We spent the entire day yesterday driving across the Great Basin desert. It was a first for the kids, but a landscape I have always loved. Six hours crossing a dry and dusty, seemingly barren place is a lot. But to my eyes, it was constantly changing: the light, the plateaus, the dark earth, the white sand? salt? deposits. The way the land plays tricks on your eyes and mind. I love the desert in a way that's weird and mysterious even to me. I find the smell to be intoxicating, and I love imagining the early men and women who crossed that land, on horseback, by foot and with wagons. On their way to a magical place called California that they had heard about, where delicious things grew year-round and plentifully, first they had to cross the unforgiving desert. It's hard enough in an air-conditioned car with good music and a gallon jug of water; imagine how crabby those poor souls were at the end of the day.
We eventually headed north into Idaho, left the desert and made our way through Really Big Farm country. Coco schooled us on the famous Idaho potato and Nate became excited about seeing the canyon where Evel Knievel made his failed attempt to jump using a rocket powered motorcycle. That made for some fun car talk, that crazy Evel.
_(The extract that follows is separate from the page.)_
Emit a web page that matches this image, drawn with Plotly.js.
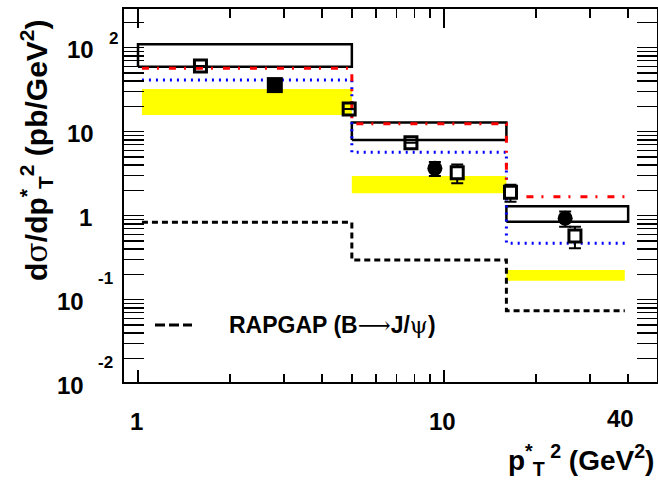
<!DOCTYPE html>
<html>
<head>
<meta charset="utf-8">
<script src="https://cdn.plot.ly/plotly-3.0.1.min.js"></script>
<style>
  html, body { margin: 0; padding: 0; background: #ffffff; }
  #chart { width: 658px; height: 481px; }
</style>
</head>
<body>
<div id="chart"></div>
<script>
// ---- bins in pT*^2 (GeV^2) ----
const binEdges   = [1, 5, 16, 40];      // open boxes
const modelEdges = [1.03, 5, 16, 39];   // bands and step predictions

// ---- open boxes: lower / upper edge per bin (pb/GeV^2) ----
const boxLow  = [59.4, 7.96, 0.849];
const boxHigh = [109.7, 12.9, 1.30];

// ---- yellow band per bin ----
const bandLow  = [15.8, 1.85, 0.168];
const bandHigh = [32.2, 2.97, 0.226];

// ---- step predictions ----
const predRed  = [56.9, 12.4, 1.68];
const predBlue = [41.2, 5.69, 0.469];
const rapgap   = [0.834, 0.297, 0.074];

// ---- measurements ----
const openSqX   = [1.60, 4.90, 7.80, 11.05, 16.5, 26.8];
const openSqY   = [60.5, 18.6, 7.39, 3.25, 1.90, 0.573];
const openSqErr = [null, null, null, 0.82, 0.43, 0.164];

const circX   = [9.34, 24.9];
const circY   = [3.66, 0.931];
const circErr = [0.69, 0.19];

const fillSqX = [2.80];
const fillSqY = [35.9];

// ---- axis labelling ----
const xTickVals  = [1, 10];
const xLabelVals = [1, 10, 40];
const xLabelText = ['1', '10', '40'];
const yTickExps  = [2, 1, 0, -1, -2];

const SYM = "font-family:'DejaVu Serif', 'Liberation Serif', serif;font-weight:normal";
const legendText = '<b>RAPGAP (B</b><span style="' + SYM + '">\u27f6</span><b>J/</b>' +
                   '<span style="' + SYM + '">\u03c8</span><b>)</b>';
const xTitleText = '<b>p<sup>*</sup><sub>T</sub><sup> 2</sup> (GeV<sup>2</sup>)</b>';
const yTitleText = '<b>d</b><span style="' + SYM + '">\u03c3</span>' +
                   '<b>/dp<sup>*</sup><sub>T</sub><sup>2</sup> (pb/GeV<sup>2</sup>)</b>';

// ---- geometry ----
const X_RANGE = [Math.log10(0.9), Math.log10(49.7)];
const Y_RANGE = [-1.98, 2.461];
const M = { l: 124, r: 1, t: 9, b: 99 };
const W = 658, H = 481;
const PW = W - M.l - M.r, PH = H - M.t - M.b;
const FONT = 'Liberation Sans, Arial, Helvetica, sans-serif';

const px2paperX = p => (p - M.l) / PW;
const px2paperY = p => (M.t + PH - p) / PH;
const xPaper = v => (Math.log10(v) - X_RANGE[0]) / (X_RANGE[1] - X_RANGE[0]);
const yPaperExp = e => (e - Y_RANGE[0]) / (Y_RANGE[1] - Y_RANGE[0]);

// closed rectangles, one per bin, separated by gaps
function rects(edges, lo, hi) {
  const x = [], y = [];
  for (let i = 0; i < lo.length; i++) {
    x.push(edges[i], edges[i + 1], edges[i + 1], edges[i], edges[i], null);
    y.push(lo[i], lo[i], hi[i], hi[i], lo[i], null);
  }
  return { x, y };
}
// histogram outline drawn with an 'hv' step
function steps(edges, vals) {
  return { x: edges.slice(), y: vals.concat([vals[vals.length - 1]]) };
}

const band = rects(modelEdges, bandLow, bandHigh);
const boxes = rects(binEdges, boxLow, boxHigh);
const red = steps(modelEdges, predRed);
const blue = steps(modelEdges, predBlue);
const rg = steps(modelEdges, rapgap);

const traces = [
  { x: band.x, y: band.y, mode: 'lines', fill: 'toself', fillcolor: '#ffff00',
    line: { width: 0, color: '#ffff00' }, hoverinfo: 'skip' },
  { x: boxes.x, y: boxes.y, mode: 'lines', line: { width: 2.5, color: '#000000' } },
  { x: blue.x, y: blue.y, mode: 'lines',
    line: { shape: 'hv', color: '#0000ff', width: 3, dash: '2px,5px' } },
  { x: red.x, y: red.y, mode: 'lines',
    line: { shape: 'hv', color: '#ff0000', width: 3, dash: '7px,8px,2px,10px' } },
  { x: rg.x, y: rg.y, mode: 'lines',
    line: { shape: 'hv', color: '#000000', width: 3, dash: '6px,4px' } },
  { x: fillSqX, y: fillSqY, mode: 'markers',
    marker: { symbol: 'square', size: 16, color: '#000000' } },
  { x: circX, y: circY, mode: 'markers',
    marker: { symbol: 'circle', size: 15, color: '#000000' },
    error_y: { type: 'data', array: circErr, color: '#000000', thickness: 2, width: 6 } },
  { x: openSqX, y: openSqY, mode: 'markers',
    marker: { symbol: 'square', size: 12,
              color: openSqErr.map(e => e == null ? 'rgba(0,0,0,0)' : '#ffffff'),
              line: { color: '#000000', width: 3 } },
    error_y: { type: 'data', array: openSqErr, color: '#000000', thickness: 2, width: 6 } }
];

// minor tick positions
const xMinor = [2, 3, 4, 5, 6, 7, 8, 9, 20, 30, 40];
const yMinor = [];
for (let k = -2; k <= 2; k++) for (let m = 2; m <= 9; m++) yMinor.push(m * Math.pow(10, k));

const annotations = [];
const tickFont = { family: FONT, size: 24, color: '#000000' };
const supFont = { family: FONT, size: 17, color: '#000000' };

// y tick labels
yTickExps.forEach(e => {
  const base = e === 0 ? '1' : '10';
  const right = e < 0 ? 86 : (e === 0 ? 94 : 96);
  annotations.push({ xref: 'paper', yref: 'paper', x: 0, y: yPaperExp(e),
    xanchor: 'right', yanchor: 'middle', xshift: right - M.l, yshift: -1.5,
    text: '<b>' + base + '</b>', showarrow: false, font: tickFont });
  if (e === 2 || e < 0) {
    annotations.push({ xref: 'paper', yref: 'paper', x: 0, y: yPaperExp(e),
      xanchor: 'left', yanchor: 'middle', xshift: (e < 0 ? 96 : 107) - M.l,
      yshift: e < 0 ? 21 : 9, text: '<b>' + e + '</b>', showarrow: false, font: supFont });
  }
});
// x tick labels
xLabelVals.forEach((v, i) => {
  annotations.push({ xref: 'paper', yref: 'paper', x: xPaper(v), y: 0,
    xanchor: 'center', yanchor: 'middle', xshift: v === 40 ? -8 : -1,
    yshift: v === 40 ? -36 : -39,
    text: '<b>' + xLabelText[i] + '</b>', showarrow: false, font: tickFont });
});
// axis titles
annotations.push({ xref: 'paper', yref: 'paper', x: px2paperX(656), y: px2paperY(460),
  xanchor: 'right', yanchor: 'middle', text: xTitleText, showarrow: false,
  font: { family: FONT, size: 28, color: '#000000' } });
annotations.push({ xref: 'paper', yref: 'paper', x: px2paperX(36), y: px2paperY(150),
  xanchor: 'center', yanchor: 'middle', textangle: -90, text: yTitleText, showarrow: false,
  font: { family: FONT, size: 30, color: '#000000' } });
// legend entry
annotations.push({ xref: 'paper', yref: 'paper', x: px2paperX(227), y: px2paperY(325),
  xanchor: 'left', yanchor: 'middle', text: legendText, showarrow: false,
  font: { family: FONT, size: 23, color: '#000000' } });

const shapes = [
  { type: 'line', xref: 'paper', yref: 'paper',
    x0: px2paperX(155), x1: px2paperX(192), y0: px2paperY(325), y1: px2paperY(325),
    line: { color: '#000000', width: 3, dash: '10px,4px' } }
];

const axisCommon = {
  type: 'log', showgrid: false, zeroline: false, showticklabels: false,
  ticks: 'inside', tickcolor: '#000000', tickwidth: 1.5,
  tickmode: 'array'
};

const layout = {
  width: W, height: H,
  margin: M,
  paper_bgcolor: '#ffffff', plot_bgcolor: '#ffffff',
  showlegend: false,
  font: { family: FONT, color: '#000000' },
  xaxis: Object.assign({}, axisCommon, {
    range: X_RANGE, tickvals: xTickVals, ticklen: 12,
    showline: true, linecolor: '#000000', linewidth: 2, mirror: true,
    minor: { ticks: 'inside', ticklen: 8, tickwidth: 1.5, tickcolor: '#000000',
             tickmode: 'array', tickvals: xMinor }
  }),
  xaxis2: Object.assign({}, axisCommon, {
    overlaying: 'x', side: 'top', anchor: 'y',
    range: X_RANGE, tickvals: xTickVals, ticklen: 19, showline: false,
    minor: { ticks: 'inside', ticklen: 9, tickwidth: 1.5, tickcolor: '#000000',
             tickmode: 'array', tickvals: xMinor }
  }),
  yaxis: Object.assign({}, axisCommon, {
    range: Y_RANGE, tickvals: [0.01, 0.1, 1, 10, 100], ticklen: 20,
    showline: true, linecolor: '#000000', linewidth: 2, mirror: 'allticks',
    minor: { ticks: 'inside', ticklen: 10, tickwidth: 1.5, tickcolor: '#000000',
             tickmode: 'array', tickvals: yMinor }
  }),
  annotations: annotations,
  shapes: shapes
};

// an empty trace keeps the top tick axis attached to the plot
traces.push({ x: [], y: [], xaxis: 'x2', yaxis: 'y', mode: 'lines', hoverinfo: 'skip' });

Plotly.newPlot('chart', traces, layout, { staticPlot: true, displayModeBar: false });
</script>
</body>
</html>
So now we're starting a new day in Ketchum, better known to most as Sun Valley. My brother lived here for a while in the 90s, but I had never been, so it's fun to finally see all the things he's talked about over the years. After just a few hours wandering around, I can see why it's always been one of his favorite places. I found myself breathing differently, walking back to the lodge after dinner last night; I'm pretty sure I've never breathed air that felt this clean. The people are friendly, the mountains are interesting and it's quiet here. It feels like we wandered into some kind of Shangri-La in southern Idaho.
Or maybe it's just that we love ski towns and the vibe they almost all hold so much that we're always happier in them. We could have stayed almost anywhere along this route, from Tahoe to Bozeman, but we keep being drawn to the ski mountains and towns. Go figure. I guess the thing you're taught when you're really young, the thing you do your whole life with the people you love the most is what really digs itself into your skin and bones. Skiing is weird that way. It burrows into you, and if you're lucky, it never leaves. When we were walking through town to the burger joint--Grumpy's--last night, that's what I told the kids: "The great thing about a place like this is that almost everyone has come here because they all love the same thing; you automatically have something in common with everyone who lives here." That's no small potatoes in a world where humans are increasingly isolated by their insistence on using devices to communicate.
We've seen a lot of incredibly beautiful things on this western adventure. And we've met a lot of beautiful people and we've eaten some of the best burgers of our lives. But in my heart I am harboring my own secret joy around one of the best things of all that's been happening: Nate's laptop charger broke and my camera battery charger stopped working and the car phone charger broke. We could be frustrated that all of our electronic support systems are failing us, but we're not. We've adapted by...hold on...reading books and talking to each other. And taking pictures using only a crappy, dying iPhone.
A to the m to the e to the n. Time to go grab a chairlift to the top of a summer ski hill.